WRITTEN INSTRUCTION:
Leave out every picture, then transcribe the rest of the listing exactly.

>>>>>

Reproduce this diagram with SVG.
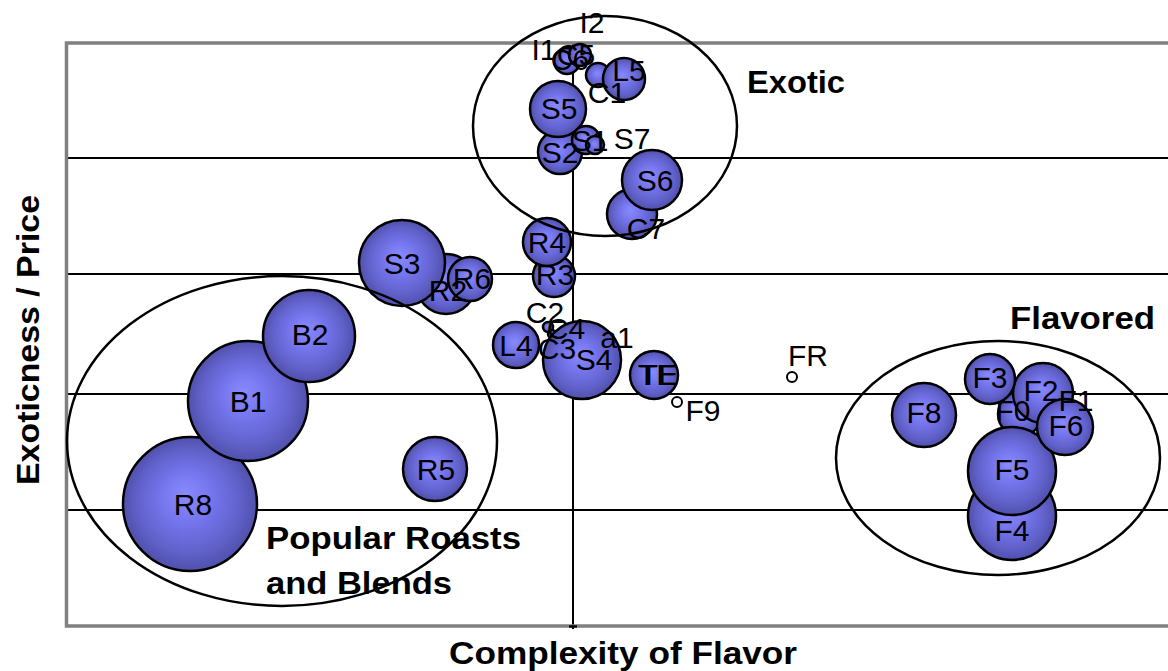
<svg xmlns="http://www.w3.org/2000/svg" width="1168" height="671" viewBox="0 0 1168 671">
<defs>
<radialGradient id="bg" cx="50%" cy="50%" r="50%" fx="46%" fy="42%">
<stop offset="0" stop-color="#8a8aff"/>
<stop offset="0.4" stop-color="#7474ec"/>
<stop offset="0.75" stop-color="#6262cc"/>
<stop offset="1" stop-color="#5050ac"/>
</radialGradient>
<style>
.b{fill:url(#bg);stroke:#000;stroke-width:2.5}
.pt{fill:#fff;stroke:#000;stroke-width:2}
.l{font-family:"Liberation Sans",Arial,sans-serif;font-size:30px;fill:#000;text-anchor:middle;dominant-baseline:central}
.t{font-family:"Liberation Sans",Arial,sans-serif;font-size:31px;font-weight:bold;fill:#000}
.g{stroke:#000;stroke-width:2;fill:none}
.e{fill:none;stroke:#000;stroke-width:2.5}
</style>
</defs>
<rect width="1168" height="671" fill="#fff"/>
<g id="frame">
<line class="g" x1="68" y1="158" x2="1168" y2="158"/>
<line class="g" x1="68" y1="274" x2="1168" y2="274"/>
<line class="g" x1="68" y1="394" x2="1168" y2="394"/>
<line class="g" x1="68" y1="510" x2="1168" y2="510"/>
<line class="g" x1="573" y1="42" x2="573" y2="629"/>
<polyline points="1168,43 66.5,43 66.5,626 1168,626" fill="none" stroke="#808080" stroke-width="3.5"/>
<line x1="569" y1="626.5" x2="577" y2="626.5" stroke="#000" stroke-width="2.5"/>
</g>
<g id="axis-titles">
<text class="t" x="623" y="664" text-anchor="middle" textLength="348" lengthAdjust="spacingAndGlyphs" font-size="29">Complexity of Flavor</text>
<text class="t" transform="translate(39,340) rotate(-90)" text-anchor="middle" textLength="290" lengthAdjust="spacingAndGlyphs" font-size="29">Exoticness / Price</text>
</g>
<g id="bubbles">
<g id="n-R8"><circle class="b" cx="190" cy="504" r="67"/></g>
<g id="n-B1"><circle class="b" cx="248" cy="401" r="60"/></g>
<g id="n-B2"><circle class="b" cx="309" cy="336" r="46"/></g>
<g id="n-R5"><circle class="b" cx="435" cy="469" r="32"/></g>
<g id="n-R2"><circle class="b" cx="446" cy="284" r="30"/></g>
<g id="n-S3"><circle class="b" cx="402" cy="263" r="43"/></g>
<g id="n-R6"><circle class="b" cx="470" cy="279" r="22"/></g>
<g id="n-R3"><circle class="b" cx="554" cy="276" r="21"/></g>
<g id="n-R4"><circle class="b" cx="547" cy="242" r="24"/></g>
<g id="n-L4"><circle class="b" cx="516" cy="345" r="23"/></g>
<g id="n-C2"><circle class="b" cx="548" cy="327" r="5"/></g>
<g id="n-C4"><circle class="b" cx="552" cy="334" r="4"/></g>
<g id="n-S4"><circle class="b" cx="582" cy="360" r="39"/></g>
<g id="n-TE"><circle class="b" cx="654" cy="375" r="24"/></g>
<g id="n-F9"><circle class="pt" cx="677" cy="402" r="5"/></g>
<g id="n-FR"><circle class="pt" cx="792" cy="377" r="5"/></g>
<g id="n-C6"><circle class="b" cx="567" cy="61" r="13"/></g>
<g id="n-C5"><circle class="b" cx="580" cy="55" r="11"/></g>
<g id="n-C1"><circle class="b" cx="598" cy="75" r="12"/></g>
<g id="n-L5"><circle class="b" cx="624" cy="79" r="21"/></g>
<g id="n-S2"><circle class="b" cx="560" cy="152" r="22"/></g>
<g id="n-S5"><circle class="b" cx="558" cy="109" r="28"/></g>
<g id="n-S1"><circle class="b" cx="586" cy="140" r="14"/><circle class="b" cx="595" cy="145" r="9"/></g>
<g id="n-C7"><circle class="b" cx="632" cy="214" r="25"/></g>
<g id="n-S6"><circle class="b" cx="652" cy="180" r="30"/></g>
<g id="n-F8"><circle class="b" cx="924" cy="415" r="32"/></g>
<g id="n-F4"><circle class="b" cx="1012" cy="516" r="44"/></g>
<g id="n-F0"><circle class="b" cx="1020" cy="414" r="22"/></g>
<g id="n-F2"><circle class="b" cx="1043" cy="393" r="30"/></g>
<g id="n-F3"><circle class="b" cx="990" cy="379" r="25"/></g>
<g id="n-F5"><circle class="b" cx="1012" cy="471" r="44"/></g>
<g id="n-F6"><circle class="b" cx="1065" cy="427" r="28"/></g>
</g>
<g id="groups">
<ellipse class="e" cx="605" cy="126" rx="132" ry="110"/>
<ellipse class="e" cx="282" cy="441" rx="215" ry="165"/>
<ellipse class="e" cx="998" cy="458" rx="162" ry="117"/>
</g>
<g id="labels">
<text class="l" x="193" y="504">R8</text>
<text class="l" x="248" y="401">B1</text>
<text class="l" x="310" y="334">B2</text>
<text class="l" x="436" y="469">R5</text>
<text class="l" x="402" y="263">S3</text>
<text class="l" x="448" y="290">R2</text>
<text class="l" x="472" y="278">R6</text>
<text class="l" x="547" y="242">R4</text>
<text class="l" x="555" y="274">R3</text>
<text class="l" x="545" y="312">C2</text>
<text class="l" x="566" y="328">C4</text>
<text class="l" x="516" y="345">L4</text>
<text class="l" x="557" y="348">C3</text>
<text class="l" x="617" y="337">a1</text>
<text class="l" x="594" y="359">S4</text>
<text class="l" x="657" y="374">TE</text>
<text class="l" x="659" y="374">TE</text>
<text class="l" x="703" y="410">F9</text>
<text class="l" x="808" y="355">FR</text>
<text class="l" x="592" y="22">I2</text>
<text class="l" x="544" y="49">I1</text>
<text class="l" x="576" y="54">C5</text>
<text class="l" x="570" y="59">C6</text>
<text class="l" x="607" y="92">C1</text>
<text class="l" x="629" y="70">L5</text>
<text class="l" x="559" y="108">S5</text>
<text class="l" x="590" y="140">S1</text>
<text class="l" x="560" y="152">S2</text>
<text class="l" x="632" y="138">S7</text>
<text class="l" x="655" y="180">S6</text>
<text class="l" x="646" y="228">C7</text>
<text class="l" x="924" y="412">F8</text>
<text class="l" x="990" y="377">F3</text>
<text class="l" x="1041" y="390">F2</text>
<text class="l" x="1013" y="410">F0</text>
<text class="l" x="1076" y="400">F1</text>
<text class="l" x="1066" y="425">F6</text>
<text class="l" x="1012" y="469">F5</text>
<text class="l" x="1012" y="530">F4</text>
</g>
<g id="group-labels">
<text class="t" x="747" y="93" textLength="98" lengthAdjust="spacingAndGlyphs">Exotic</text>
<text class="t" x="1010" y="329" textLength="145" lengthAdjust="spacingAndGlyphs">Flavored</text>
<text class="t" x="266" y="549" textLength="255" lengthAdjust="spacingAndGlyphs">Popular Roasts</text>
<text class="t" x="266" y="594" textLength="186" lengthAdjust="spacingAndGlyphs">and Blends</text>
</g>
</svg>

<<<<<

ANSWER:
Reproduce this diagram with SVG.
<svg xmlns="http://www.w3.org/2000/svg" width="1168" height="671" viewBox="0 0 1168 671">
<defs>
<radialGradient id="bg" cx="50%" cy="50%" r="50%" fx="46%" fy="42%">
<stop offset="0" stop-color="#8a8aff"/>
<stop offset="0.4" stop-color="#7474ec"/>
<stop offset="0.75" stop-color="#6262cc"/>
<stop offset="1" stop-color="#5050ac"/>
</radialGradient>
<style>
.b{fill:url(#bg);stroke:#000;stroke-width:2.5}
.pt{fill:#fff;stroke:#000;stroke-width:2}
.l{font-family:"Liberation Sans",Arial,sans-serif;font-size:30px;fill:#000;text-anchor:middle;dominant-baseline:central}
.t{font-family:"Liberation Sans",Arial,sans-serif;font-size:31px;font-weight:bold;fill:#000}
.g{stroke:#000;stroke-width:2;fill:none}
.e{fill:none;stroke:#000;stroke-width:2.5}
</style>
</defs>
<rect width="1168" height="671" fill="#fff"/>
<g id="frame">
<line class="g" x1="68" y1="158" x2="1168" y2="158"/>
<line class="g" x1="68" y1="274" x2="1168" y2="274"/>
<line class="g" x1="68" y1="394" x2="1168" y2="394"/>
<line class="g" x1="68" y1="510" x2="1168" y2="510"/>
<line class="g" x1="573" y1="42" x2="573" y2="629"/>
<polyline points="1168,43 66.5,43 66.5,626 1168,626" fill="none" stroke="#808080" stroke-width="3.5"/>
<line x1="569" y1="626.5" x2="577" y2="626.5" stroke="#000" stroke-width="2.5"/>
</g>
<g id="axis-titles">
<text class="t" x="623" y="664" text-anchor="middle" textLength="348" lengthAdjust="spacingAndGlyphs" font-size="29">Complexity of Flavor</text>
<text class="t" transform="translate(39,340) rotate(-90)" text-anchor="middle" textLength="290" lengthAdjust="spacingAndGlyphs" font-size="29">Exoticness / Price</text>
</g>
<g id="bubbles">
<g id="n-R8"><circle class="b" cx="190" cy="504" r="67"/></g>
<g id="n-B1"><circle class="b" cx="248" cy="401" r="60"/></g>
<g id="n-B2"><circle class="b" cx="309" cy="336" r="46"/></g>
<g id="n-R5"><circle class="b" cx="435" cy="469" r="32"/></g>
<g id="n-R2"><circle class="b" cx="446" cy="284" r="30"/></g>
<g id="n-S3"><circle class="b" cx="402" cy="263" r="43"/></g>
<g id="n-R6"><circle class="b" cx="470" cy="279" r="22"/></g>
<g id="n-R3"><circle class="b" cx="554" cy="276" r="21"/></g>
<g id="n-R4"><circle class="b" cx="547" cy="242" r="24"/></g>
<g id="n-L4"><circle class="b" cx="516" cy="345" r="23"/></g>
<g id="n-C2"><circle class="b" cx="548" cy="327" r="5"/></g>
<g id="n-C4"><circle class="b" cx="552" cy="334" r="4"/></g>
<g id="n-S4"><circle class="b" cx="582" cy="360" r="39"/></g>
<g id="n-TE"><circle class="b" cx="654" cy="375" r="24"/></g>
<g id="n-F9"><circle class="pt" cx="677" cy="402" r="5"/></g>
<g id="n-FR"><circle class="pt" cx="792" cy="377" r="5"/></g>
<g id="n-C6"><circle class="b" cx="567" cy="61" r="13"/></g>
<g id="n-C5"><circle class="b" cx="580" cy="55" r="11"/></g>
<g id="n-C1"><circle class="b" cx="598" cy="75" r="12"/></g>
<g id="n-L5"><circle class="b" cx="624" cy="79" r="21"/></g>
<g id="n-S2"><circle class="b" cx="560" cy="152" r="22"/></g>
<g id="n-S5"><circle class="b" cx="558" cy="109" r="28"/></g>
<g id="n-S1"><circle class="b" cx="586" cy="140" r="14"/><circle class="b" cx="595" cy="145" r="9"/></g>
<g id="n-C7"><circle class="b" cx="632" cy="214" r="25"/></g>
<g id="n-S6"><circle class="b" cx="652" cy="180" r="30"/></g>
<g id="n-F8"><circle class="b" cx="924" cy="415" r="32"/></g>
<g id="n-F4"><circle class="b" cx="1012" cy="516" r="44"/></g>
<g id="n-F0"><circle class="b" cx="1020" cy="414" r="22"/></g>
<g id="n-F2"><circle class="b" cx="1043" cy="393" r="30"/></g>
<g id="n-F3"><circle class="b" cx="990" cy="379" r="25"/></g>
<g id="n-F5"><circle class="b" cx="1012" cy="471" r="44"/></g>
<g id="n-F6"><circle class="b" cx="1065" cy="427" r="28"/></g>
</g>
<g id="groups">
<ellipse class="e" cx="605" cy="126" rx="132" ry="110"/>
<ellipse class="e" cx="282" cy="441" rx="215" ry="165"/>
<ellipse class="e" cx="998" cy="458" rx="162" ry="117"/>
</g>
<g id="labels">
<text class="l" x="193" y="504">R8</text>
<text class="l" x="248" y="401">B1</text>
<text class="l" x="310" y="334">B2</text>
<text class="l" x="436" y="469">R5</text>
<text class="l" x="402" y="263">S3</text>
<text class="l" x="448" y="290">R2</text>
<text class="l" x="472" y="278">R6</text>
<text class="l" x="547" y="242">R4</text>
<text class="l" x="555" y="274">R3</text>
<text class="l" x="545" y="312">C2</text>
<text class="l" x="566" y="328">C4</text>
<text class="l" x="516" y="345">L4</text>
<text class="l" x="557" y="348">C3</text>
<text class="l" x="617" y="337">a1</text>
<text class="l" x="594" y="359">S4</text>
<text class="l" x="657" y="374">TE</text>
<text class="l" x="659" y="374">TE</text>
<text class="l" x="703" y="410">F9</text>
<text class="l" x="808" y="355">FR</text>
<text class="l" x="592" y="22">I2</text>
<text class="l" x="544" y="49">I1</text>
<text class="l" x="576" y="54">C5</text>
<text class="l" x="570" y="59">C6</text>
<text class="l" x="607" y="92">C1</text>
<text class="l" x="629" y="70">L5</text>
<text class="l" x="559" y="108">S5</text>
<text class="l" x="590" y="140">S1</text>
<text class="l" x="560" y="152">S2</text>
<text class="l" x="632" y="138">S7</text>
<text class="l" x="655" y="180">S6</text>
<text class="l" x="646" y="228">C7</text>
<text class="l" x="924" y="412">F8</text>
<text class="l" x="990" y="377">F3</text>
<text class="l" x="1041" y="390">F2</text>
<text class="l" x="1013" y="410">F0</text>
<text class="l" x="1076" y="400">F1</text>
<text class="l" x="1066" y="425">F6</text>
<text class="l" x="1012" y="469">F5</text>
<text class="l" x="1012" y="530">F4</text>
</g>
<g id="group-labels">
<text class="t" x="747" y="93" textLength="98" lengthAdjust="spacingAndGlyphs">Exotic</text>
<text class="t" x="1010" y="329" textLength="145" lengthAdjust="spacingAndGlyphs">Flavored</text>
<text class="t" x="266" y="549" textLength="255" lengthAdjust="spacingAndGlyphs">Popular Roasts</text>
<text class="t" x="266" y="594" textLength="186" lengthAdjust="spacingAndGlyphs">and Blends</text>
</g>
</svg>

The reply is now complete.